The SMIC attorney also said he will call a series of expert witnesses to show that what TSMC claims to be trade secrets are in reality process-related information that is readily available within the industry's published literature, with ion implant recipes as a promised example to be provided later in the trial.
In his opening remarks, Chanin of the TSMC legal team reviewed TSMC's view of the early years of SMIC, founded in 2000. SMIC CEO Richard Chang sold his Taiwan-based company, World Semiconductor Manufacturing Corp. (WSMC) to TSMC, and then quickly moved to Shanghai to set up SMIC. According to TSMC, in February 2000 a former WSMC fab manager, Marco Mora, sent an email to a then-TSMC employee, Katy Liu, asking that she transfer TSMC's process recipe documents and technical training manuals to TSMC. Copies of those emails were displayed in the courtroom.

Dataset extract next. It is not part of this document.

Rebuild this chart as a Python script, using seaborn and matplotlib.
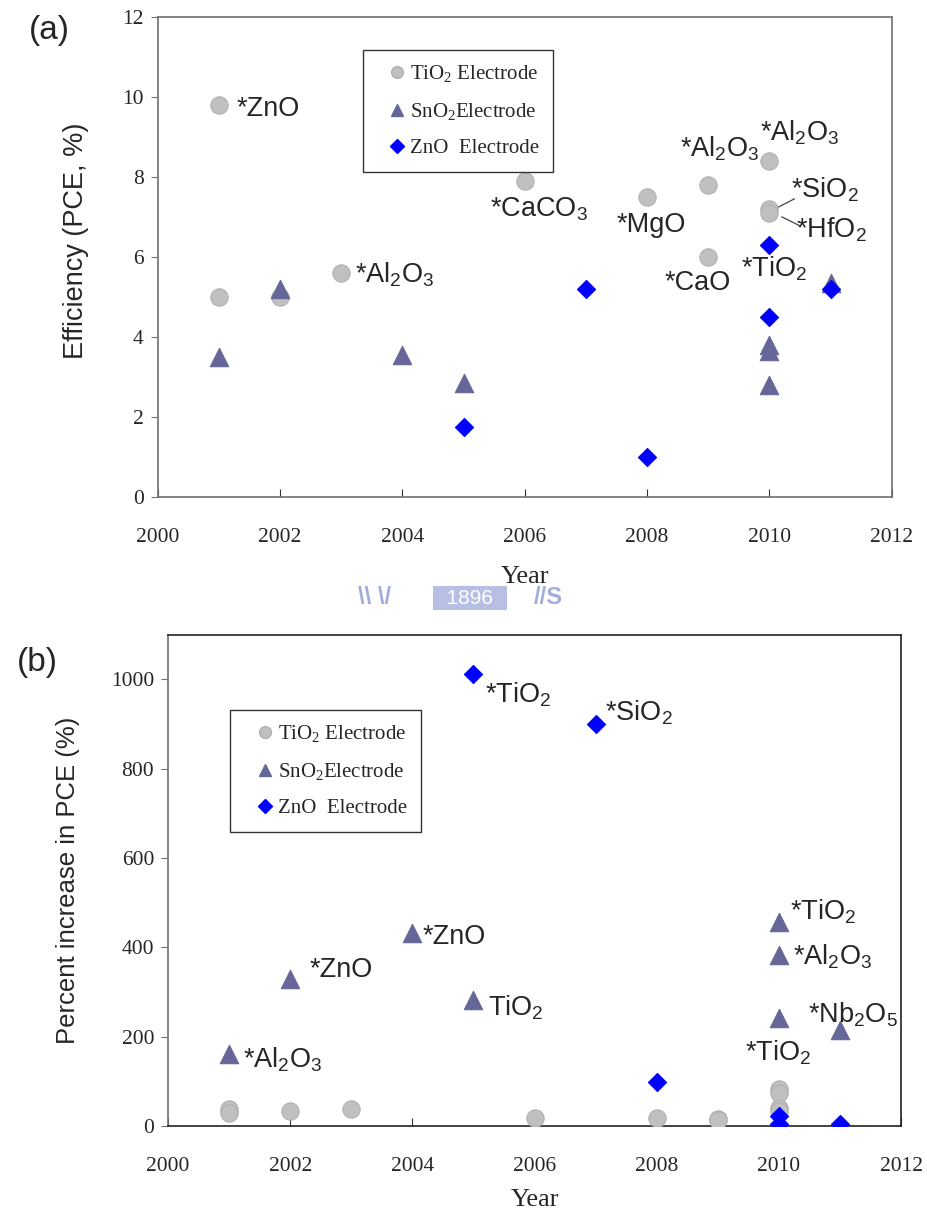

Steuer of the SMIC legal team said that although Mora acted "inappropriately," the end result was that Liu did not act on the request — an issue that he said was settled by the 2005 agreement and $175M payment to TSMC, which he called "a colossal sum." He quoted from an email by a TSMC executive, Elizabeth Sun, who allegedly argued that TSMC should file another lawsuit to "let them (SMIC) bleed more." Other TSMC managers, Steuer alleged, advised "painting a negative picture of SMIC in the media" and creating fears among SMIC's customers that they could suffer from the IP dispute.
The SMIC attorney said he will show evidence that "TSMC wanted to destroy SMIC and pick up the pieces" in an acquisition of SMIC. "Why? Because SMIC is in China, and in China TSMC cannot open up an operation with leading technology" due to Taiwan government technology transfer restrictions, Steuer said in his opening remarks.
"This case is all about China," he concluded.